Past and present collide. Memories of rejection, a father’s dismissal, and childhood faith intertwine with immediate threats: unhoused predators, church decay, and Vatican agents led by Fr. Gabriel. Delannie’s world is tested physically, emotionally, and spiritually. When the Gospel is seized and nearly destroyed, she faces impossible choices: flee, fight, or claim her identity.
Through Angelo’s guidance, small miracles, and moments of surrender—her knife healed, her palm cleansed, her posture aligned with Abraham—Delannie experiences self-acceptance as an active, embodied choice, not just an idea. She reclaims her voice, her faith, and her agency.
In the climax, she emerges into Washington Square Park, stepping forward to speak publicly, declaring that love is for everyone and God is present even in brokenness. Faces turn away, some step closer; her father stands by her side, affirming her journey. The angel’s wings flicker unseen, a reminder that the spiritual is complex, protective, and sometimes hidden. Delannie walks forward as a messenger—bearing scripture, scars, and truth—into a world that must listen.

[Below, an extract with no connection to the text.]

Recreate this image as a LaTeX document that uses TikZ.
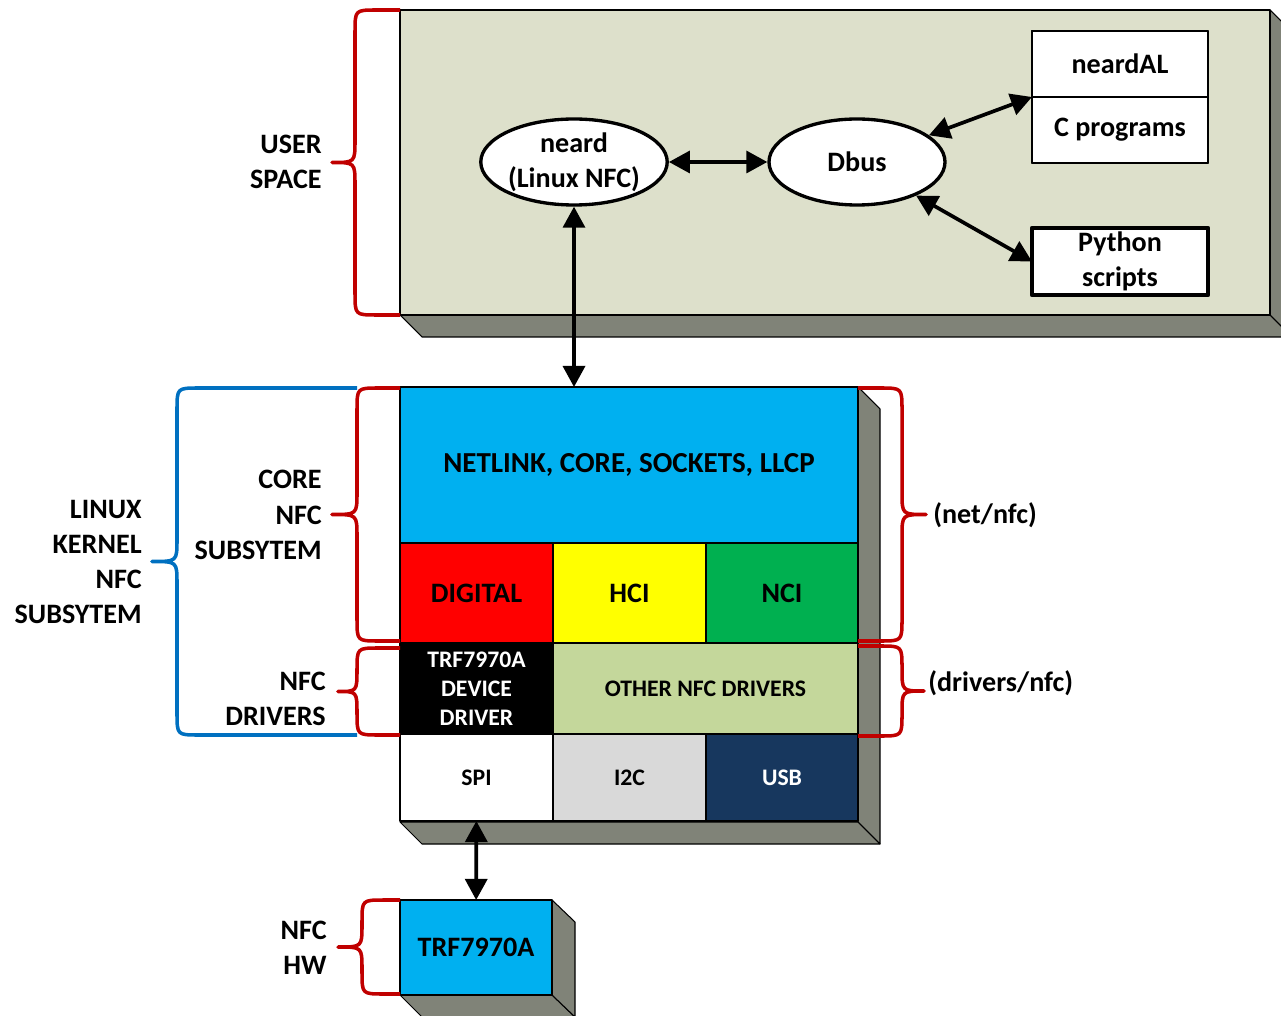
\documentclass[tikz,border=0pt]{standalone}
\usepackage{fontspec}
\setmainfont{Carlito}
\usetikzlibrary{shapes.geometric,arrows.meta}

\definecolor{userbg}{RGB}{221,224,203}
\definecolor{boxshadow}{RGB}{128,131,120}
\definecolor{coreblue}{RGB}{0,176,240}
\definecolor{digred}{RGB}{255,0,0}
\definecolor{hciyellow}{RGB}{255,255,0}
\definecolor{ncigreen}{RGB}{0,176,80}
\definecolor{drvgreen}{RGB}{196,215,155}
\definecolor{i2cgray}{RGB}{217,217,217}
\definecolor{usbnavy}{RGB}{23,55,94}
\definecolor{bracered}{RGB}{192,0,0}
\definecolor{braceblue}{RGB}{0,112,192}

\newcommand{\lblfont}{\fontsize{16}{20}\selectfont}
\newcommand{\cellfont}{\fontsize{13.5}{16.5}\selectfont}

% office style curly brace: colour, x of ends, x of spine, x of tip, top y, bottom y
\newcommand{\kbrace}[6]{%
  \pgfmathsetmacro{\bmid}{(#5+#6)/2}%
  \pgfmathsetmacro{\bcorner}{#3+22*(#2-#3)/abs(#2-#3)}%
  \draw[brace line, #1] (#2,#5) -- (\bcorner,#5) .. controls (#3,#5) .. (#3,#5+22)
    -- (#3,\bmid-22) .. controls (#3,\bmid) .. (#4,\bmid)
    .. controls (#3,\bmid) .. (#3,\bmid+22)
    -- (#3,#6-22) .. controls (#3,#6) .. (\bcorner,#6) -- (#2,#6);
}

\begin{document}
\begin{tikzpicture}[x=0.02cm, y=-0.02cm, font=\bfseries\lblfont, line join=round,
  cell/.style 2 args={draw, line width=0.6pt, inner sep=0pt, outer sep=0pt, anchor=north west,
    minimum width=#1*0.02cm, minimum height=#2*0.02cm, align=center},
  shadeface/.style={fill=boxshadow, draw, line width=0.6pt},
  bubble/.style={ellipse, draw, fill=white, line width=1.9pt, inner sep=0pt,
    minimum width=176*0.02cm, minimum height=86*0.02cm, align=center},
  link/.style={{Triangle[length=12pt,width=12.5pt]}-{Triangle[length=12pt,width=12.5pt]}, line width=2.1pt},
  lbl/.style={align=right, anchor=east, inner sep=0pt},
  rlbl/.style={anchor=west, inner sep=0pt},
  brace line/.style={line width=2pt}]
\useasboundingbox (0,0) rectangle (1281,1016);
\clip (0,0) rectangle (1281,1016);

%user space
\draw[shadeface] (400,315) -- (1270,315) -- (1292,337) -- (422,337) -- cycle;
\draw[shadeface] (1270,10) -- (1292,32) -- (1292,337) -- (1270,315) -- cycle;
\node[cell={870}{305}, fill=userbg] (user) at (400,10) {};
\node[bubble] (neard) at (574,162) {neard\\(Linux NFC)};
\node[bubble] (dbus) at (857,162) {Dbus};
\node[cell={176}{66}, fill=white] (neardal) at (1032,31) {neardAL};
\node[cell={176}{66}, fill=white] (cprog) at (1032,97) {C programs};
\draw[line width=1.6pt] (neardal.north west) rectangle (cprog.south east);
\node[cell={176}{67}, fill=white, line width=2.4pt] (python) at (1032,228) {Python\\scripts};

%kernel block
\draw[shadeface] (400,822) -- (858,822) -- (880,844) -- (422,844) -- cycle;
\draw[shadeface] (858,387) -- (880,409) -- (880,844) -- (858,822) -- cycle;
\node[cell={458}{156}, fill=coreblue, font=\bfseries\fontsize{16.5}{20}\selectfont] (netlink) at (400,387) {NETLINK, CORE, SOCKETS, LLCP};
\node[cell={153}{100}, fill=digred] (digital) at (400,543) {DIGITAL};
\node[cell={153}{100}, fill=hciyellow] (hci) at (digital.north east) {HCI};
\node[cell={152}{100}, fill=ncigreen] (nci) at (hci.north east) {NCI};
\node[cell={153}{91}, fill=black, text=white, font=\bfseries\cellfont] (trfdrv) at (digital.south west) {TRF7970A\\DEVICE\\DRIVER};
\node[cell={305}{91}, fill=drvgreen, font=\bfseries\cellfont] (others) at (trfdrv.north east) {OTHER NFC DRIVERS};
\node[cell={153}{87}, fill=white, font=\bfseries\cellfont] (spi) at (trfdrv.south west) {SPI};
\node[cell={153}{87}, fill=i2cgray, font=\bfseries\cellfont] (i2c) at (spi.north east) {I2C};
\node[cell={152}{87}, fill=usbnavy, text=white, font=\bfseries\cellfont] (usb) at (i2c.north east) {USB};

%hardware
\draw[shadeface] (400,995) -- (552,995) -- (575,1017) -- (422,1017) -- cycle;
\draw[shadeface] (552,900) -- (575,922) -- (575,1017) -- (552,995) -- cycle;
\node[cell={152}{95}, fill=coreblue] (trf) at (400,900) {TRF7970A};

%links
\draw[link] (neard) -- (dbus);
\draw[link] (dbus) -- (cprog.north west);
\draw[link] (dbus) -- (python.west);
\draw[link] (neard) -- (neard |- netlink.north);
\draw[link] (spi) -- (trf);

%braces
\kbrace{bracered}{400}{355}{332}{10}{315}
\kbrace{bracered}{400}{357}{332}{388}{641}
\kbrace{bracered}{400}{357}{338}{648}{735}
\kbrace{braceblue}{357}{177}{152}{388}{735}
\kbrace{bracered}{858}{902}{926}{388}{641}
\kbrace{bracered}{858}{902}{924}{646}{736}
\kbrace{bracered}{400}{362}{338}{900}{994}

%labels
\node[lbl] (userlbl) at (322,162) {USER\\SPACE};
\node[lbl] (corelbl) at (322,515) {CORE\\NFC\\SUBSYTEM};
\node[lbl] (kernlbl) at (142,562) {LINUX\\KERNEL\\NFC\\SUBSYTEM};
\node[lbl] (drvlbl) at (326,699) {NFC\\DRIVERS};
\node[lbl] (hwlbl) at (327,948) {NFC\\HW};
\node[rlbl] (netlbl) at (933,515) {(net/nfc)};
\node[rlbl] (drvpath) at (928,683) {(drivers/nfc)};
\end{tikzpicture}
\end{document}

Messengers is a tender, fierce parable of identity, faith, and resilience: a young woman navigating institutional power, inherited stories, and personal revelation, finding beauty and purpose in brokenness and unlikely allies.
The lost Gospel of Simon finds its way into the hands of a suicidal transgender youth who is visited by Vatican priests seeking the Gospel to destroy its existence and an angel who guides the youth through her existential crisis as she is told she is a prophet of the Lord.